The atmosphere at UFC 239 in Las Vegas was subdued when the referee called for the welterweight bout between Masvidal and Ben Askren to get under way last July.

Only murmurs of conversation and the odd whistle of support for the two American fighters could be heard from fans watching at ringside. That all changed in seconds, as a brutal smacking sound ripped throughout the arena

That sound was Masvidal’s flying knee knocking Askren out, sending him falling to the canvas as stiff and motionless as a toppled statue. More than 18,000 spectators erupted, united in an outpouring of deafening roars and expressions of shock.

At five seconds, Jorge Masvidal had delivered the fastest knockout in UFC history.

It was a career-defining moment which has elevated the 35-year-old from Miami to the height of his sport. Masvidal is now one of the biggest MMA stars in the world.

And yet, up until that night in Vegas his life and career had largely been defined by a very different type of fighting, in a vastly distant scene.

The story of that transformation begins outside a sun-baked yard behind a laundrette in Miami, 16 years ago.

Short presentational grey line
Masvidal is just waiting. The yard where he’s standing is usually empty, but on this day it’s brimming with people. There’s an eager crowd gathered around two shirtless men about to engage in a mutual combat bare-knuckle fight.

One of the fighters is known as ‘Ray’. He’s built up a fearsome reputation street fighting in this Florida city. He’s six feet tall and weighs around 200 pounds. The fight gets started, and Ray soon clubs his opponent to the concrete ground with a huge right hand.

The crowd bellows in excitement, the bout is quickly over. Ray has won, but he’s not finished yet. He looks over towards the ponytailed Masvidal and demands for him to step inside the yard. The main event is on.

“There was never any animosity,” Masvidal tells BBC Sport. “It was just fierce competition and two guys going at it. If I’d lost, I would have gone over to him, shook his hand and hugged him.”

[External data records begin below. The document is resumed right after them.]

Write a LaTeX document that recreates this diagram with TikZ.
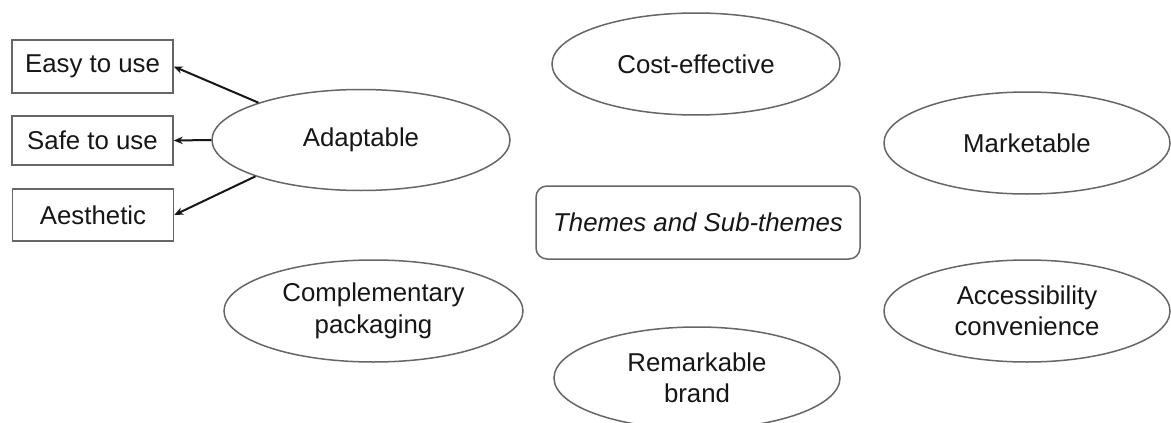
\documentclass[tikz,border=0pt]{standalone}
\usepackage{fontspec}
\setmainfont{Liberation Sans}
\usetikzlibrary{shapes.geometric,arrows.meta}
\definecolor{edge}{HTML}{666666}
\definecolor{ink}{HTML}{161616}
\begin{document}
\begin{tikzpicture}[x=1pt,y=-1pt,
  every node/.style={font=\fontsize{25.8}{31.5}\selectfont, text=ink, align=center, inner sep=0pt},
  theme/.style={ellipse, draw=edge, line width=1.5pt, fill=white},
  subbox/.style={rectangle, draw=edge, line width=1.5pt, fill=white, minimum width=161pt},
  centerbox/.style={rectangle, rounded corners=11pt, draw=edge, line width=1.5pt, fill=white, minimum width=324pt, minimum height=73pt},
  arr/.style={draw=ink, line width=2pt, -{Stealth[length=9pt,width=7.5pt]}}]
\useasboundingbox (0,0) rectangle (1171,423);
\clip (0,0) rectangle (1171,423);
\fill[white] (0,0) rectangle (1171,423);
% sub-theme boxes
\node[subbox, minimum height=53pt] (easy) at (92.5,66.5) {Easy to use};
\node[subbox, minimum height=49pt] (safe) at (92.5,140.5) {Safe to use};
\node[subbox, minimum height=52pt] (aes) at (93,215) {Aesthetic};
% themes
\node[theme, minimum width=298pt, minimum height=101pt] (adapt) at (361,140) {Adaptable};
\node[theme, minimum width=288pt, minimum height=102pt] (cost) at (696,64) {Cost-effective};
\node[theme, minimum width=286pt, minimum height=102pt] (market) at (1027,143) {Marketable};
\node[theme, minimum width=299pt, minimum height=102pt] (comp) at (373.5,311) {Complementary\\packaging};
\node[theme, minimum width=286pt, minimum height=102pt] (access) at (1027,311) {Accessibility\\convenience};
\node[theme, minimum width=286pt, minimum height=102pt] (brand) at (697,378) {Remarkable\\brand};
% center
\node[centerbox] (center) at (698,222.5) {\itshape Themes and Sub-themes};
% arrows
\draw[arr] (adapt.160.8) -- (easy.east);
\draw[arr] (adapt.west) -- (safe.east);
\draw[arr] (adapt.199.2) -- (aes.east);
\end{tikzpicture}
\end{document}
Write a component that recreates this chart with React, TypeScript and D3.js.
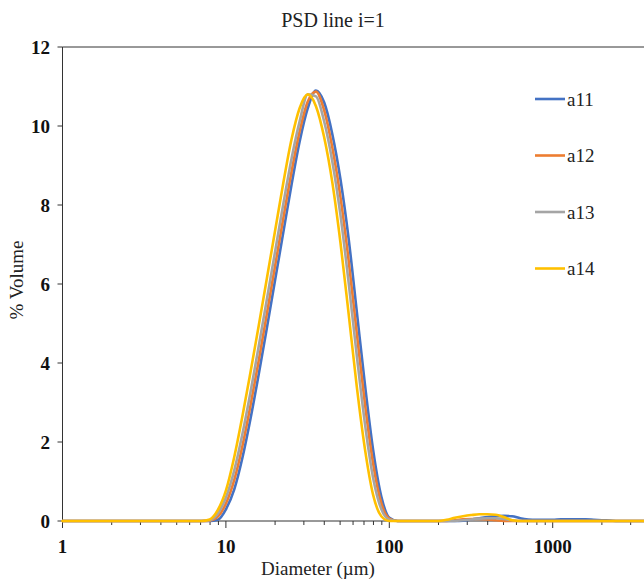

Masvidal was sat in a McDonalds drive-through when he got the phone call asking if he wanted to fight Ray. The call came from the late Kimbo Slice, a former MMA fighter and boxer who rose to popularity in 2003 by uploading his mutual combat street fights to YouTube. Masvidal drove to the other side of Miami to face Ray that very same day.

“Me and Kimbo, rest in peace, we used to train at the same gym,” says Masvidal.

“He’d already seen me working out and we built up a little bit of a connection after talking a couple of times. That’s when he asked if I’d like to fight in his backyard. The rest is history.”

Masvidal started competing in mutual combat street fights from the age of 14. He was 18 when he took that fight with Ray, in 2004, and he beat him again in a rematch around a year later.

Mutual combat is when two people consensually engage in a fight while not hurting bystanders or damaging property. There is no official law in Florida forbidding it, but it remains a grey area and participants could be charged with various crimes on a case-by-case basis.

Masvidal says he never had any concerns about the legalities around street fighting and mutual combat. He was more than aware, however, of its unpredictable nature.

“I never worried about getting in trouble – we’d both signed up for the same thing,” he says.

“I never wanted to seriously hurt anybody, but a backyard fight, you can’t control it at all and the things that can happen after the fight are scary. Somebody’s friend might get mad, and they might have a knife, or a gun, and there’s no doctors or nurses around.

“A professional fight is much safer because your mind is in a totally different place.”